(Exercise prompt): Nothing after the line with "prev_close = 123.40" belongs in the copy; extract the lines below from the top through that line, pictures left out.

(Provided data):
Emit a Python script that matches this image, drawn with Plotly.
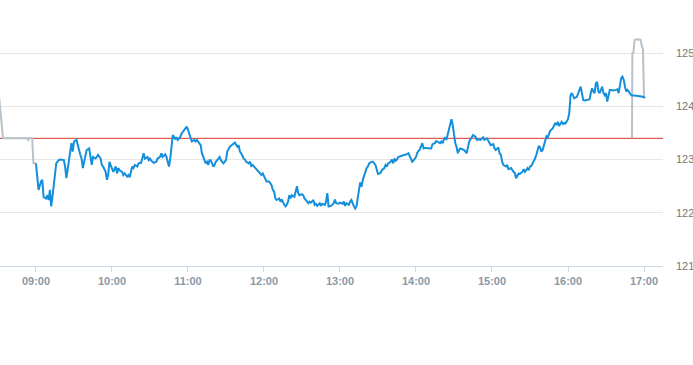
import datetime as dt
import plotly.graph_objects as go

DAY = "2024-01-02"
prev_close = 123.40

# regular-session price, minutes after 09:00
blue_minutes = [0,1,2,4,5,6,8,9,10,11,12,13,14,15,16,18,19,22,23,24,25,26,27,28,29,30,32,33,34,35,36,37,38,39,40,42,43,44,45,47,48,49,51,52,53,55,56,57,58,
60,61,63,64,65,66,68,69,70,72,73,74,75,76,77,78,80,81,83,85,86,88,89,90,91,93,95,96,98,99,100,102,103,104,105,106,107,108,109,110,111,112,113,114,115,116,118,119,
120,121,122,123,125,126,127,128,129,130,131,133,134,135,136,137,138,139,140,141,142,144,145,146,147,148,150,151,153,155,156,157,159,160,161,162,164,165,166,168,169,170,171,173,175,176,178,179,
181,182,184,186,187,188,189,190,192,193,194,195,196,197,198,199,200,201,202,204,205,206,207,208,210,211,212,214,215,216,217,219,220,221,222,224,225,226,228,229,230,231,233,235,236,237,239,
240,242,243,244,245,247,248,249,251,252,253,254,255,256,257,258,259,260,261,262,263,265,266,268,269,270,272,273,275,276,277,278,280,281,282,283,284,285,286,288,289,291,292,294,296,297,298,
300,301,303,305,306,307,309,310,312,313,315,316,317,319,320,321,322,323,324,326,327,328,329,330,331,332,333,334,335,337,338,340,341,342,344,345,347,348,350,351,353,354,356,358,359,
361,362,363,365,366,367,368,369,371,372,373,375,377,378,379,380,381,382,384,385,386,387,388,389,390,391,392,393,394,395,396,397,398,399,400,401,402,403,404,405,406,408,409,410,411,412,413,414,415,416,417,418,419,
420,421,422,423,424,425,427,428,429,430,431,432,433,435,437,438,439,440,441,442,443,444,445,447,448,449,450,451,452,453,454,456,458,459,460,461,462,463,464,465,466,467,468,469,470,474,477,479,481]
blue_values = [122.93,122.65,122.43,122.59,122.62,122.30,122.27,122.33,122.24,122.43,122.12,122.30,122.55,122.74,122.93,122.99,123.00,122.99,122.87,122.65,122.84,122.99,123.12,123.31,123.15,123.34,123.37,123.24,123.18,123.09,123.02,122.84,122.96,123.12,123.18,123.21,122.99,122.90,123.05,123.02,123.05,123.09,123.02,122.90,122.87,122.77,122.62,122.71,122.96,
122.80,122.77,122.87,122.74,122.84,122.80,122.77,122.71,122.74,122.68,122.71,122.67,122.77,122.87,122.84,122.90,122.87,122.93,122.94,123.12,123.02,123.05,122.99,123.02,122.98,122.94,122.96,123.02,123.05,123.12,123.05,123.10,123.05,122.96,122.87,123.02,123.31,123.46,123.43,123.38,123.42,123.37,123.40,123.43,123.49,123.52,123.59,123.62,
123.56,123.49,123.40,123.34,123.37,123.34,123.37,123.34,123.31,123.27,123.12,122.99,122.93,122.96,122.90,122.99,122.99,122.93,122.87,122.90,122.96,123.02,123.05,122.99,122.96,122.93,122.99,123.15,123.24,123.29,123.31,123.32,123.24,123.27,123.15,123.12,123.02,123.00,122.96,122.93,122.96,122.88,122.90,122.84,122.80,122.77,122.71,122.74,
122.65,122.59,122.59,122.52,122.43,122.40,122.27,122.24,122.27,122.21,122.25,122.18,122.15,122.12,122.15,122.21,122.33,122.27,122.33,122.30,122.40,122.50,122.37,122.33,122.35,122.33,122.27,122.21,122.18,122.21,122.19,122.24,122.15,122.17,122.13,122.18,122.13,122.17,122.15,122.21,122.37,122.12,122.13,122.18,122.25,122.18,122.17,
122.19,122.17,122.21,122.13,122.18,122.15,122.21,122.24,122.12,122.08,122.12,122.24,122.43,122.57,122.49,122.62,122.71,122.80,122.84,122.87,122.93,122.96,122.96,122.90,122.80,122.73,122.75,122.80,122.84,122.90,122.87,122.93,122.96,123.00,122.93,123.02,122.98,123.00,123.05,123.07,123.07,123.09,123.09,123.12,123.02,122.96,122.98,
123.05,123.13,123.19,123.31,123.21,123.22,123.22,123.21,123.21,123.29,123.31,123.35,123.34,123.31,123.34,123.31,123.38,123.42,123.37,123.59,123.68,123.76,123.65,123.43,123.31,123.24,123.12,123.18,123.21,123.19,123.18,123.12,123.24,123.34,123.42,123.46,123.43,123.37,123.38,123.37,123.42,123.37,123.40,123.31,123.27,
123.29,123.21,123.18,123.23,123.12,123.09,122.96,122.90,122.87,122.90,122.82,122.84,122.77,122.75,122.65,122.71,122.74,122.73,122.77,122.82,122.77,122.80,122.84,122.80,122.87,122.88,122.92,122.96,123.02,123.09,123.19,123.26,123.23,123.15,123.18,123.27,123.37,123.44,123.42,123.48,123.54,123.59,123.65,123.69,123.65,123.71,123.63,123.68,123.71,123.67,123.69,123.68,123.73,
123.76,123.87,124.21,124.25,124.21,124.15,124.18,124.25,124.31,124.37,124.25,124.12,124.11,124.12,124.13,124.25,124.34,124.28,124.25,124.43,124.46,124.28,124.25,124.37,124.25,124.21,124.25,124.09,124.18,124.31,124.31,124.30,124.31,124.32,124.25,124.37,124.53,124.56,124.50,124.37,124.28,124.31,124.28,124.25,124.21,124.20,124.19,124.18,124.16]

# extended-hours price
pre_times = ["08:30:00", "08:34:00", "08:53:00", "08:54:00", "08:55:00", "08:56:00", "08:57:00", "08:58:00", "09:00:00"]
pre_values = [124.40, 123.40, 123.40, 123.37, 123.41, 123.40, 123.40, 122.93, 122.93]
post_times = ["16:50:30", "16:50:50", "16:51:40", "16:52:35", "16:55:10", "16:57:20", "16:58:25", "16:59:10", "17:00:00"]
post_values = [123.40, 125.00, 125.01, 125.25, 125.26, 125.25, 125.12, 125.09, 124.18]

x_tick_labels = ["09:00", "10:00", "11:00", "12:00", "13:00", "14:00", "15:00", "16:00", "17:00"]
y_ticks = [121, 122, 123, 124, 125]

open_dt = dt.datetime.fromisoformat(DAY + " 09:00:00")
blue_x = [open_dt + dt.timedelta(minutes=m) for m in blue_minutes]
pre_x = [DAY + " " + t for t in pre_times]
post_x = [DAY + " " + t for t in post_times]
tick_x = [DAY + " " + t + ":00" for t in x_tick_labels]

fig = go.Figure()
gray = "#b7c2ca"
fig.add_trace(go.Scatter(x=pre_x, y=pre_values, mode="lines",
                         line=dict(color=gray, width=2), hoverinfo="skip"))
fig.add_trace(go.Scatter(x=post_x, y=post_values, mode="lines",
                         line=dict(color=gray, width=2), hoverinfo="skip"))
fig.add_trace(go.Scatter(x=blue_x, y=blue_values, mode="lines",
                         line=dict(color="#138fdd", width=2), hoverinfo="skip"))

fig.add_shape(type="line", xref="paper", x0=0, x1=1, yref="y",
              y0=prev_close, y1=prev_close,
              line=dict(color="#d9342b", width=1), layer="below")

fig.update_layout(
    width=693, height=365,
    margin=dict(l=0, r=30, t=0, b=99),
    paper_bgcolor="white", plot_bgcolor="white",
    showlegend=False,
    font=dict(family="Liberation Sans, Arial, sans-serif"),
)
fig.update_xaxes(
    type="date",
    range=[DAY + " 08:31:36", DAY + " 17:15:00"],
    tickvals=tick_x, ticktext=x_tick_labels,
    showgrid=False, zeroline=False,
    showline=True, linecolor="#ccd6eb", linewidth=1,
    ticks="outside", ticklen=5, tickcolor="#ccd6eb",
    tickfont=dict(size=11, color="#8a98a8", weight="bold"),
)
fig.update_yaxes(
    side="right",
    range=[121, 126],
    tickvals=y_ticks, ticktext=[str(v) for v in y_ticks],
    showgrid=True, gridcolor="#e6e6e6", gridwidth=1,
    zeroline=False, showline=False,
    ticks="", ticklabelstandoff=12,
    tickfont=dict(size=11, color="#777777"),
)

fig.write_html("out.html")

(Task response):
Emit a Python script that matches this image, drawn with Plotly.
import datetime as dt
import plotly.graph_objects as go

DAY = "2024-01-02"
prev_close = 123.40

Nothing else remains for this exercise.